My homelink is all set up and working. However when I pull directly in front of my garage the homelink pops up and says “auto open/close in _______ feet”. 


Basically it’s not auto opening even when I’m in front of my door. 

Is there a secret to the setup I don’t know? When I added my garage door to homelink, should my vehicle have been parked further away from the door?


----------



## garsh (Apr 4, 2016)

Protect1989 said:


> Is there a secret to the setup I don't know?


You can configure it for how far you should be from the house when it opens.

The distance measurement isn't very accurate, but it tends to be precise. So for your case, set it up to open another 5-10 feet further away from your house, and you'll probably be good.

I have mine set for 50 ft, and it opens & closes at about 10 ft from the garage door.


----------



## Skione65 (Apr 4, 2016)

@garsh,

Agreed. Mine is set for 70' and opens at about 20'!

Ski


----------



## Protect1989 (Feb 22, 2019)

So currently mine is set for 10’ and when I’m right in front of the door it says I have another 30’ till auto open or close. 

Now I also live in a townhouse where the garages face each other. Meaning I wasn’t pulled directly in front with the nose of my car facing my garage but rather parallel to my garage door (drivers door was in front of garage door instead of nose of vehicle). 

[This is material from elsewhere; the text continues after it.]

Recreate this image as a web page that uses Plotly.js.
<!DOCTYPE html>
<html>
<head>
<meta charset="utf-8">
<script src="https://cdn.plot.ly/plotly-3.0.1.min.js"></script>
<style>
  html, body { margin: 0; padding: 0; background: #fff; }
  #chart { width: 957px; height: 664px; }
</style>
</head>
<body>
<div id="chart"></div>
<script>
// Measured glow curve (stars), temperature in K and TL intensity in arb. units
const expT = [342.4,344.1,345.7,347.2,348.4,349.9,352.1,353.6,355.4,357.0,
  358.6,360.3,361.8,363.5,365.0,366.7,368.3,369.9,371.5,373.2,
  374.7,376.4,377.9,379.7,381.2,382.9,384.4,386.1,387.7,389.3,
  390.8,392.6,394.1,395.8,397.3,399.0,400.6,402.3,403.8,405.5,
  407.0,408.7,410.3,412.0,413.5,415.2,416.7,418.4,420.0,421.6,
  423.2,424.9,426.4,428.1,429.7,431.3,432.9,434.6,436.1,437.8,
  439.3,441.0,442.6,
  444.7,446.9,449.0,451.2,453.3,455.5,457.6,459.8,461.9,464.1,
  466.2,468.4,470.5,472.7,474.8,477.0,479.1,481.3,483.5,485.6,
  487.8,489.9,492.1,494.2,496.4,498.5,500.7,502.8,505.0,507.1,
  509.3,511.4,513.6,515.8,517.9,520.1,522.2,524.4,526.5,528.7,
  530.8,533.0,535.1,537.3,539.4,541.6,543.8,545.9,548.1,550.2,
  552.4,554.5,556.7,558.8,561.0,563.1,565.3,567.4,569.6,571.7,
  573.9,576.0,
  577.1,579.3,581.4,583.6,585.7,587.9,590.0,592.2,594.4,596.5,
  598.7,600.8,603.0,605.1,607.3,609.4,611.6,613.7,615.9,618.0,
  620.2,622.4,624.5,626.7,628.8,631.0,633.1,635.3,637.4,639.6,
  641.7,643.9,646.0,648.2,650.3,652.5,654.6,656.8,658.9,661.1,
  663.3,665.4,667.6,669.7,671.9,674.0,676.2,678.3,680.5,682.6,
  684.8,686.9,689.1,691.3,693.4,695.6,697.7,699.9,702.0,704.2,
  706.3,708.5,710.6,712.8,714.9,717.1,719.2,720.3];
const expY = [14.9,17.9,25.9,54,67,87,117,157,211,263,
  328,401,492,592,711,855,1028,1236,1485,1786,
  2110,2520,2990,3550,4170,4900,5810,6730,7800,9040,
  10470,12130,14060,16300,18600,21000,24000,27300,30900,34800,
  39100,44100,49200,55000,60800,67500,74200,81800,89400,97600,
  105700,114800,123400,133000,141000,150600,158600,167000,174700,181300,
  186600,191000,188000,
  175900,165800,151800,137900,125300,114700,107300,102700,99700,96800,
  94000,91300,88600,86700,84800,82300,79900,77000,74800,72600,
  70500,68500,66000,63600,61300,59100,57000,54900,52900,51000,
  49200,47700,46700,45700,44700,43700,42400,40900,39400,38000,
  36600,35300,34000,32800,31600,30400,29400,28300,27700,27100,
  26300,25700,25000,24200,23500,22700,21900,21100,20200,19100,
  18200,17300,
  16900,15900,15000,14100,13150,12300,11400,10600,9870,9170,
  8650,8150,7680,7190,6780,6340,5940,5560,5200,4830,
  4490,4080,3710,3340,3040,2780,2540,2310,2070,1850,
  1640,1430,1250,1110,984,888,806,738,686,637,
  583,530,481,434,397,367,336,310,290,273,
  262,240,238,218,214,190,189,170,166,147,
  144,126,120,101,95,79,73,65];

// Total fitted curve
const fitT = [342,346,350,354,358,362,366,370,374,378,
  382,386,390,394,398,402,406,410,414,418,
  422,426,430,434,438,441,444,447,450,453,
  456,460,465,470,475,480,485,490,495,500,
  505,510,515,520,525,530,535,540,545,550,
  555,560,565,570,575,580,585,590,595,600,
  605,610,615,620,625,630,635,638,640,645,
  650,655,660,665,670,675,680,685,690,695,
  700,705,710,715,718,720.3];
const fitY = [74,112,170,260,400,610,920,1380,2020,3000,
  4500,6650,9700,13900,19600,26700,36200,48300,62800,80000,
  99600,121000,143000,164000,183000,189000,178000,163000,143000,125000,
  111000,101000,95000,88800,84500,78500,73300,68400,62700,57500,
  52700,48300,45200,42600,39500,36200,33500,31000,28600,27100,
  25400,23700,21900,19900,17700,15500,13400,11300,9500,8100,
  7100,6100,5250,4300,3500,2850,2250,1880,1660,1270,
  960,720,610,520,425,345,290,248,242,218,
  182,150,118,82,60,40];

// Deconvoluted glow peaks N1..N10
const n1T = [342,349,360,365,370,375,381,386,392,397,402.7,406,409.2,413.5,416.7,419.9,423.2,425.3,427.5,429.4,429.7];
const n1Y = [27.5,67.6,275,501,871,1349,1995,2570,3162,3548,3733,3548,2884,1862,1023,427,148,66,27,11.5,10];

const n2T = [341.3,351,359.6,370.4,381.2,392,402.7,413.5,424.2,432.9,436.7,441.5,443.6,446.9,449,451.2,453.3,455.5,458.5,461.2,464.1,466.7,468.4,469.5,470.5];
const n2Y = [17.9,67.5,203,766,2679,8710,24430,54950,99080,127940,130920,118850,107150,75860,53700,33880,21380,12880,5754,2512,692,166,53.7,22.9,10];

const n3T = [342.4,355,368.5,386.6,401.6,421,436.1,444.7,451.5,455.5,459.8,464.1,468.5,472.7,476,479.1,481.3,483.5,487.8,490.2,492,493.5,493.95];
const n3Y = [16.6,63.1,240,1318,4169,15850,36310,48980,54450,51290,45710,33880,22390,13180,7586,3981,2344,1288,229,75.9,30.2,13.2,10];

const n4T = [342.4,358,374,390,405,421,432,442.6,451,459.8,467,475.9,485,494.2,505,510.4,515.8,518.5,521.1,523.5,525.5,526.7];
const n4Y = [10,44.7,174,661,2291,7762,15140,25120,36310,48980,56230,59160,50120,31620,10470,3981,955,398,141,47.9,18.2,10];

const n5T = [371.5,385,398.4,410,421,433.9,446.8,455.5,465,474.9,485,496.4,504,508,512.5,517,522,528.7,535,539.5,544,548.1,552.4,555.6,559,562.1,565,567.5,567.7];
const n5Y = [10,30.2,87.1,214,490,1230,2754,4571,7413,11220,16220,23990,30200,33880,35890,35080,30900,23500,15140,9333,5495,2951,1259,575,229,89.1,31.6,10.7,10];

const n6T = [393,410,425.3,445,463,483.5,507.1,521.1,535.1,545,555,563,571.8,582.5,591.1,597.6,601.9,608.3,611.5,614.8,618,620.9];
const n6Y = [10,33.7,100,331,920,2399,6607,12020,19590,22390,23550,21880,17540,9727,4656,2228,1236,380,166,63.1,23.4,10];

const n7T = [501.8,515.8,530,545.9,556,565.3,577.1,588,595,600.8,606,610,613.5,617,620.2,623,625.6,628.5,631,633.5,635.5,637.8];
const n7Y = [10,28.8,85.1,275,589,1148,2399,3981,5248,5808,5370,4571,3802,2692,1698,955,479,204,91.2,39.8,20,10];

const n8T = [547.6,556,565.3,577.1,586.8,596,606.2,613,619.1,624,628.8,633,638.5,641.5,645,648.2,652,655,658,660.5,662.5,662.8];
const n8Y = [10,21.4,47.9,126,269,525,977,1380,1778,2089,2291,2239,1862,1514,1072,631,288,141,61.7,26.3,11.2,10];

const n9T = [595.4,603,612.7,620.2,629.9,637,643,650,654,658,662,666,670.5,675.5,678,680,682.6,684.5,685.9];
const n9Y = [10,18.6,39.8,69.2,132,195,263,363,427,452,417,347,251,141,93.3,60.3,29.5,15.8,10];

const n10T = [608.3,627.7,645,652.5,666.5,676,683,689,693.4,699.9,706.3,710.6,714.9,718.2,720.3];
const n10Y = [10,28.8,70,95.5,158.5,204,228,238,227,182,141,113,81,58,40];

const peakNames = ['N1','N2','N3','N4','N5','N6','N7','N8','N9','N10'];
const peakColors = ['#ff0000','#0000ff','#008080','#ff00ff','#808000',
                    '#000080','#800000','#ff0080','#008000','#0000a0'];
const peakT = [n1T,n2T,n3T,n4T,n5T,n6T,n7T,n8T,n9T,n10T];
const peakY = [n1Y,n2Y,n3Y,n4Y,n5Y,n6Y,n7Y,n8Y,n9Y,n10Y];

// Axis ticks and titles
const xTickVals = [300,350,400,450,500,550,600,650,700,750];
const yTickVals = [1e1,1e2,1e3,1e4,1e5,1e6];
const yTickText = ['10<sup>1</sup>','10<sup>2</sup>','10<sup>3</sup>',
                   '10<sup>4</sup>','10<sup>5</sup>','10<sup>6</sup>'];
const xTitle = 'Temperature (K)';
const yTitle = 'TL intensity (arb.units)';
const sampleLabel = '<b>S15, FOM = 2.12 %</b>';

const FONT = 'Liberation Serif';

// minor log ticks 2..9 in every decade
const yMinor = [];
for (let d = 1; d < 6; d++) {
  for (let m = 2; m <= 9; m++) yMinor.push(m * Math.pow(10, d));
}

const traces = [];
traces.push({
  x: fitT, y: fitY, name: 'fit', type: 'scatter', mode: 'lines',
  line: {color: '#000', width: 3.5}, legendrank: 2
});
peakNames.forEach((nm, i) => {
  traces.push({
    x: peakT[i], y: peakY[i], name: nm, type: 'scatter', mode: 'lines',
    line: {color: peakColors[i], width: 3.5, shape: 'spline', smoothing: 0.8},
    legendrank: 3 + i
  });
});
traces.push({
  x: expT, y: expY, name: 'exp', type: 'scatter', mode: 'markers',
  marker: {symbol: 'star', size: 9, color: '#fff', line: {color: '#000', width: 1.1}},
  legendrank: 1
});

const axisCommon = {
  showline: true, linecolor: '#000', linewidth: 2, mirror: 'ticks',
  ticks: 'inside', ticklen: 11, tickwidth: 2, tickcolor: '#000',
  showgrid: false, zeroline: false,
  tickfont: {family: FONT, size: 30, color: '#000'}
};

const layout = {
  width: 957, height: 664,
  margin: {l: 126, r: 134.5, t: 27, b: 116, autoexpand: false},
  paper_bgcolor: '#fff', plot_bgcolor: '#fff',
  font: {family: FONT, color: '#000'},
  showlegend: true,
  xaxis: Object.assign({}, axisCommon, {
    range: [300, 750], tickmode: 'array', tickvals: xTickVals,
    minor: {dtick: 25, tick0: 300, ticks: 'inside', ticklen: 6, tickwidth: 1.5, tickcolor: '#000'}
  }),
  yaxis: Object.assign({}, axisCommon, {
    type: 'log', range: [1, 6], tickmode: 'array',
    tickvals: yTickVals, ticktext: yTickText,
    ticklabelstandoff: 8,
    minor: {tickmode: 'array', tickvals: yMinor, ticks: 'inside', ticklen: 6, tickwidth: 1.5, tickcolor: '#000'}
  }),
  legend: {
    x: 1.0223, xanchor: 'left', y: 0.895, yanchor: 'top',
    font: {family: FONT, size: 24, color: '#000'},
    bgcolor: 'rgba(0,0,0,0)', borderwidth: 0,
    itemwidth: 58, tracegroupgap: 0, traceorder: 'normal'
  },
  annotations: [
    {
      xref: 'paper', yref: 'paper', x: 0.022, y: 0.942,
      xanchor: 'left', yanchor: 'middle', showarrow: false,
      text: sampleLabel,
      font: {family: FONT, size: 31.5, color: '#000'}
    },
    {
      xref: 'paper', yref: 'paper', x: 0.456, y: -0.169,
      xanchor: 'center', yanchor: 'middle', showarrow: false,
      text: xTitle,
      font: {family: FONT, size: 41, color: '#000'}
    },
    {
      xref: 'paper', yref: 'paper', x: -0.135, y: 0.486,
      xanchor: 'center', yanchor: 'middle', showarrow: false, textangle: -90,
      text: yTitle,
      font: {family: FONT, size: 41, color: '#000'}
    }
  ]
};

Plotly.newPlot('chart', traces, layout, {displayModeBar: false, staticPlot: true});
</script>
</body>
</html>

Would that make any difference? Does it program the number of feet away from the garage door opener OR from where the vehicle was when you set it up?


----------



## Skione65 (Apr 4, 2016)

@Protect1989,

Probably from the opener 'antenna' itself and not the garage door. That would make my measurements 'alittle' more accurate.

Ski


----------



## garsh (Apr 4, 2016)

Protect1989 said:


> Does it program the number of feet away from the garage door opener OR from where the vehicle was when you set it up?

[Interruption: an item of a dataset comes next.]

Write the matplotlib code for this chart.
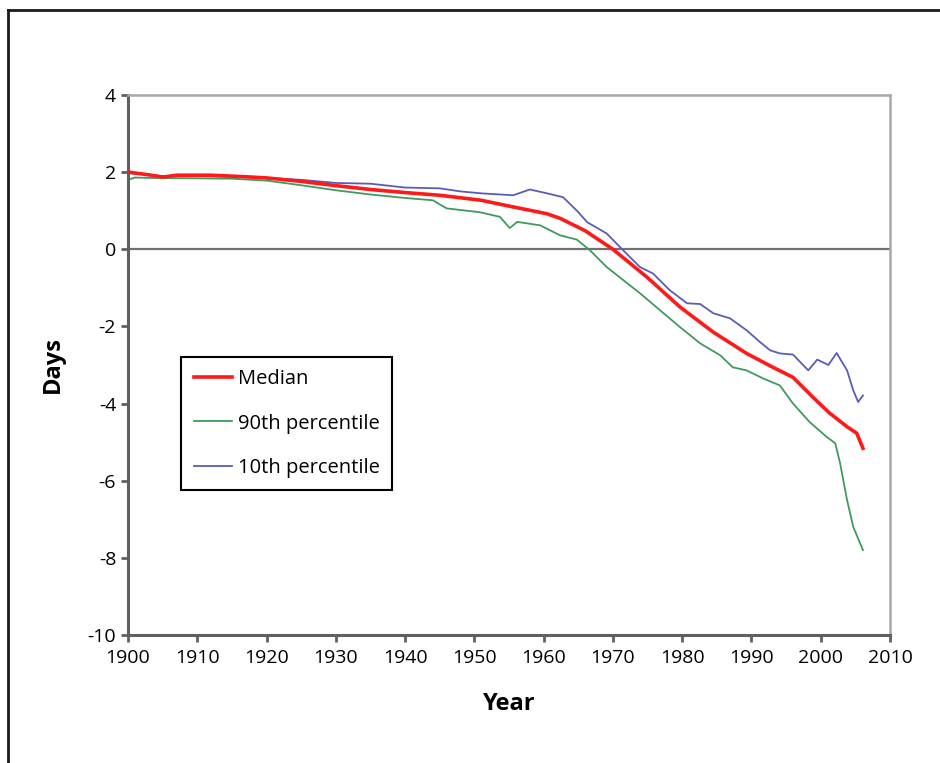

It's not clear. My _guess_ is that it's based on GPS positioning of your address, and has nothing to do with where the vehicle was when configured or distance from the garage door opener.

But that's not really important anyhow. Just adjust that number as needed until it works.


----------



## Protect1989 (Feb 22, 2019)

Thanks everyone. I’ll play around with it and increase the distance. See if I can make it work properly.


----------



## shareef777 (Mar 10, 2019)

I set it up while the car was parked inside the garage. Works perfectly. Very accurate.


----------



## Protect1989 (Feb 22, 2019)

shareef777 said:


> I set it up while the car was parked inside the garage. Works perfectly. Very accurate.

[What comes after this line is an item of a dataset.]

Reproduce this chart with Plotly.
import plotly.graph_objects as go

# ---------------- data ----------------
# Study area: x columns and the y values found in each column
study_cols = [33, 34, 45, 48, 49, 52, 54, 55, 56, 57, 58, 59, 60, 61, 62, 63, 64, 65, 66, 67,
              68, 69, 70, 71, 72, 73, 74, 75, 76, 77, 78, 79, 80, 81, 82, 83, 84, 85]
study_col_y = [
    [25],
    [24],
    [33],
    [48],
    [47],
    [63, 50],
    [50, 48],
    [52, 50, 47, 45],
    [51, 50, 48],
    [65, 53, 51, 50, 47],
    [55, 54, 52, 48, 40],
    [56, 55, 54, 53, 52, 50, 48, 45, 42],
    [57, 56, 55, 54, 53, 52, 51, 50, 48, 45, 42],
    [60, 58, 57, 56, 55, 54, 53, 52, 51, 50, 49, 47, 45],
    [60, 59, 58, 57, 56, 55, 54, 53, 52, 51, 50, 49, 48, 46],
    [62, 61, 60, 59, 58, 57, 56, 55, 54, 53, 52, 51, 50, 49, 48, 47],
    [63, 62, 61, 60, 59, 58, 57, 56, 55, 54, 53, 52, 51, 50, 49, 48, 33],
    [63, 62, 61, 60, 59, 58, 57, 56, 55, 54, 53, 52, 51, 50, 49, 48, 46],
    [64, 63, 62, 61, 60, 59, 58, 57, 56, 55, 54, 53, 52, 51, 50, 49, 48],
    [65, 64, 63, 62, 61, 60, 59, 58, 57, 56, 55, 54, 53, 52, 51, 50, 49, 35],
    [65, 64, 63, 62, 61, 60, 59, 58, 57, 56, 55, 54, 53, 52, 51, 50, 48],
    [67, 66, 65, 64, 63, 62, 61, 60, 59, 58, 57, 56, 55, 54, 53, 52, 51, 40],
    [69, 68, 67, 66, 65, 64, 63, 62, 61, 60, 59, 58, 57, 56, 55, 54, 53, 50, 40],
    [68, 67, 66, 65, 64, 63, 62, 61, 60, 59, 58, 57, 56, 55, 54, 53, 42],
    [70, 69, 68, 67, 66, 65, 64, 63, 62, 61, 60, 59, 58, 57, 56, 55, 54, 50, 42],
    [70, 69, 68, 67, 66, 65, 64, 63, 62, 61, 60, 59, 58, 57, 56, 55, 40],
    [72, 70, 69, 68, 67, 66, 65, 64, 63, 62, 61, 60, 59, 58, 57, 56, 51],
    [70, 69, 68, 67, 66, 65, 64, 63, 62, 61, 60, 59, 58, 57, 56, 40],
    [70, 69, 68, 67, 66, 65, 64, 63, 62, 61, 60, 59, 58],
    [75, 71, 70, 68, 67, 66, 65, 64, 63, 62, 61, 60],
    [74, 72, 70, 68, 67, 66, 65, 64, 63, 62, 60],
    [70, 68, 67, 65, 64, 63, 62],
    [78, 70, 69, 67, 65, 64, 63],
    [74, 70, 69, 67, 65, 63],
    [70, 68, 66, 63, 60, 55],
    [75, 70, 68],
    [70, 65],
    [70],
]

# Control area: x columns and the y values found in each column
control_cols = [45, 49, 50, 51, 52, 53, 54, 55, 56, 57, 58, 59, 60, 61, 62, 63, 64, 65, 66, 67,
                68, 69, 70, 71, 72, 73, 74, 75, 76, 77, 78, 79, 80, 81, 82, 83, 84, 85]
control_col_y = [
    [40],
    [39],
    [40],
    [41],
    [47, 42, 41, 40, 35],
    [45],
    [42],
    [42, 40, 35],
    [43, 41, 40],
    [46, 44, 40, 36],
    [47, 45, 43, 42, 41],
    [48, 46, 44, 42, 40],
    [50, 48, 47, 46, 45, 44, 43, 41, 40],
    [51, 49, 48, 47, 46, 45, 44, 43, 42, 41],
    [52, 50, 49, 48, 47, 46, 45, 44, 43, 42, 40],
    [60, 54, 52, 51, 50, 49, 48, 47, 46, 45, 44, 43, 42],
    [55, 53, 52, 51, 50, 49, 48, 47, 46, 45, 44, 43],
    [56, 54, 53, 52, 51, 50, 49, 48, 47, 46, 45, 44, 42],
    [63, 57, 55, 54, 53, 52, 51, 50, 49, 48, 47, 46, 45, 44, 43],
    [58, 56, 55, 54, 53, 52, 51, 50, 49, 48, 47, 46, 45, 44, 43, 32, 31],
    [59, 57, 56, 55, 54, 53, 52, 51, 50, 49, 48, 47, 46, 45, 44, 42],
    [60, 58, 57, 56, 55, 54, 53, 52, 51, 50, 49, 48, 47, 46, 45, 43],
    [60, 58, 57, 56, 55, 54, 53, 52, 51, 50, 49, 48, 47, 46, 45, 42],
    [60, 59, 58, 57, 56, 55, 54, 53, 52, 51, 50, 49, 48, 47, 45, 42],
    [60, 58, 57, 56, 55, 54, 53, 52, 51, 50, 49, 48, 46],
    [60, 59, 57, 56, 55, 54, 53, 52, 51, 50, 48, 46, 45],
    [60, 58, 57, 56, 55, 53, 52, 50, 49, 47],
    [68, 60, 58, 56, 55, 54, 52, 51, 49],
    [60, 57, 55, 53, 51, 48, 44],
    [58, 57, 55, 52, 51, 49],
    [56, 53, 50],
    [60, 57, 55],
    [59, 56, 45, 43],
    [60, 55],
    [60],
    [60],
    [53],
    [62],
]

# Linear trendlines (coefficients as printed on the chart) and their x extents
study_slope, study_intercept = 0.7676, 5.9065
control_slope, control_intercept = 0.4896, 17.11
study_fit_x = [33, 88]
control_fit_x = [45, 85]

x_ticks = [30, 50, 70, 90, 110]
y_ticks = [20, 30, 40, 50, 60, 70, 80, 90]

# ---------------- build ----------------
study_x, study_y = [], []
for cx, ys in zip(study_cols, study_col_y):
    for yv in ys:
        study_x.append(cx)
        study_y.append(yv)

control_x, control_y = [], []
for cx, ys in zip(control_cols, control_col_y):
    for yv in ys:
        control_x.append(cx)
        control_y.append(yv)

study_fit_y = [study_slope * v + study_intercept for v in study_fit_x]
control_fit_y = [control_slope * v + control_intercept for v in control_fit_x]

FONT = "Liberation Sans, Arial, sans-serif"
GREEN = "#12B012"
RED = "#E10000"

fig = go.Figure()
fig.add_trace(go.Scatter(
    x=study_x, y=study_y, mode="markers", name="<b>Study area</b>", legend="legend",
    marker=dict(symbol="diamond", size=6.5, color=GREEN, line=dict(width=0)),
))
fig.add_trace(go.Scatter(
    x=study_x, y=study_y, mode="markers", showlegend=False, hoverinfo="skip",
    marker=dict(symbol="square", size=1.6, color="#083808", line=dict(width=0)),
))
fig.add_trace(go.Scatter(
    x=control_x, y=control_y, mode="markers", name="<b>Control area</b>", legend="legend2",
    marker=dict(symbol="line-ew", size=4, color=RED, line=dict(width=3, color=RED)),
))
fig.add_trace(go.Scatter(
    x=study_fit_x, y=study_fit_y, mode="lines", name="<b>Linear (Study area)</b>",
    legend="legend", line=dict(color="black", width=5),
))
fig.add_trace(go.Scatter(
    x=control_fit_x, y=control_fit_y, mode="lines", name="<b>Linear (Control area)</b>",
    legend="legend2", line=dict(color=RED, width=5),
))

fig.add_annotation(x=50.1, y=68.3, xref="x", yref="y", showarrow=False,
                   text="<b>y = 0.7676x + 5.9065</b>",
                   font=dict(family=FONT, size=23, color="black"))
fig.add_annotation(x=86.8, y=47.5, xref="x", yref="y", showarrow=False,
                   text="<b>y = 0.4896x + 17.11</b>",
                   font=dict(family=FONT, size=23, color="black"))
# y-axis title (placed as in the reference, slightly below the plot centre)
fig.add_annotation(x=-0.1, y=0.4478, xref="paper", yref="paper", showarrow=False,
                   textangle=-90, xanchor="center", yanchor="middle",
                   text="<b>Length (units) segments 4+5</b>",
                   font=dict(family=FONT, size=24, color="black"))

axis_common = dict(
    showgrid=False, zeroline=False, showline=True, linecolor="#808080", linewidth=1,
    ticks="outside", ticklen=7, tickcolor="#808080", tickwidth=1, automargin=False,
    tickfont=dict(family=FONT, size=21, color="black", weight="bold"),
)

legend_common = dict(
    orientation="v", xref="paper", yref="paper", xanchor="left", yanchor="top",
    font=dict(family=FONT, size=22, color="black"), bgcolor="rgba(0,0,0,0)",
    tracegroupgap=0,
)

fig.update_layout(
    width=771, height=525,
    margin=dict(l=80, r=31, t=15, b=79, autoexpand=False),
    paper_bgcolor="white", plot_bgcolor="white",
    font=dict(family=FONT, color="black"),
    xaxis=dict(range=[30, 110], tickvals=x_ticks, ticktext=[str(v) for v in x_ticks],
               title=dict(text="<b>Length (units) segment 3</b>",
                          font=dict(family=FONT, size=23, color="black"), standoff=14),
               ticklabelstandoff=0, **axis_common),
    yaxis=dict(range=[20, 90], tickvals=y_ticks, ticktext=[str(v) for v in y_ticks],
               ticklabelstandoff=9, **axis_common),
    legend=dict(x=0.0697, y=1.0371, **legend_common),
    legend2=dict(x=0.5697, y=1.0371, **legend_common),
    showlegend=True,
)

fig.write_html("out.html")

Interesting. I might have to delete my garage and retry it. That makes perfect sense if it goes by the antenna. Worth a shot!


----------



## MelindaV (Apr 2, 2016)

I almost always have to re-hit the button for mine to open. It closes every day exactly as I'm hitting the edge of my driveway/sidewalk, but coming home, I've tried everything between 80 and 20 feet with mixed results. I think in my case, it is the angle of the car (either side to side, or angled up/down) that doesn't have the radio signal getting to the opener's receiver. if I manually hit the homeland button it will almost always open (but not always), but is normally after I've had to come to a complete stop in the driveway directly in front of the door.
I don't think for mine, distance is an issue, with my stock garage door opener, I can hit the button as I am coming around the turn in the road over 120 feet away.


----------



## TheHairyOne (Nov 28, 2018)

Finally figured out that my issue was caused by the receiver wire being chewed by rats. Was taking 3-8 tries to open but would always close. Replacing wire soon, youtube also recommended against led or florescent bulbs near receiver due to EMI.


----------



## JasonF (Oct 26, 2018)

Protect1989 said:


> Is there a secret to the setup I don't know? When I added my garage door to homelink, should my vehicle have been parked further away from the door?


Garage door openers just suck. I'm sometimes sitting right in front of the door, and pushing the on-screen button repeatedly, and nothing happens. Then I pull out the pushbutton remote from the center storage bin. Sometimes the door opener ignores that, too. And I don't have a cheap one, either - it's a Chamberlain with battery backup and MyQ.


----------



## garsh (Apr 4, 2016)

TheHairyOne said:


> youtube also recommended against led or florescent bulbs near receiver due to EMI.


Thanks for the reminder. My garage door opener user manual also warned against using LEDs due to interference.
I currently have CFLs in it, and they haven't been a problem.


----------



## SoFlaModel3 (Apr 15, 2017)

MelindaV said:


> I almost always have to re-hit the button for mine to open. It closes every day exactly as I'm hitting the edge of my driveway/sidewalk, but coming home, I've tried everything between 80 and 20 feet with mixed results. I think in my case, it is the angle of the car (either side to side, or angled up/down) that doesn't have the radio signal getting to the opener's receiver. if I manually hit the homeland button it will almost always open (but not always), but is normally after I've had to come to a complete stop in the driveway directly in front of the door.
> I don't think for mine, distance is an issue, with my stock garage door opener, I can hit the button as I am coming around the turn in the road over 120 feet away.


Strange thing - my car works perfectly for the gate to our neighborhood and our garage but my wife's car only works for the garage. Same setup steps and auto open on our gate just never hits in the right place with her car.


----------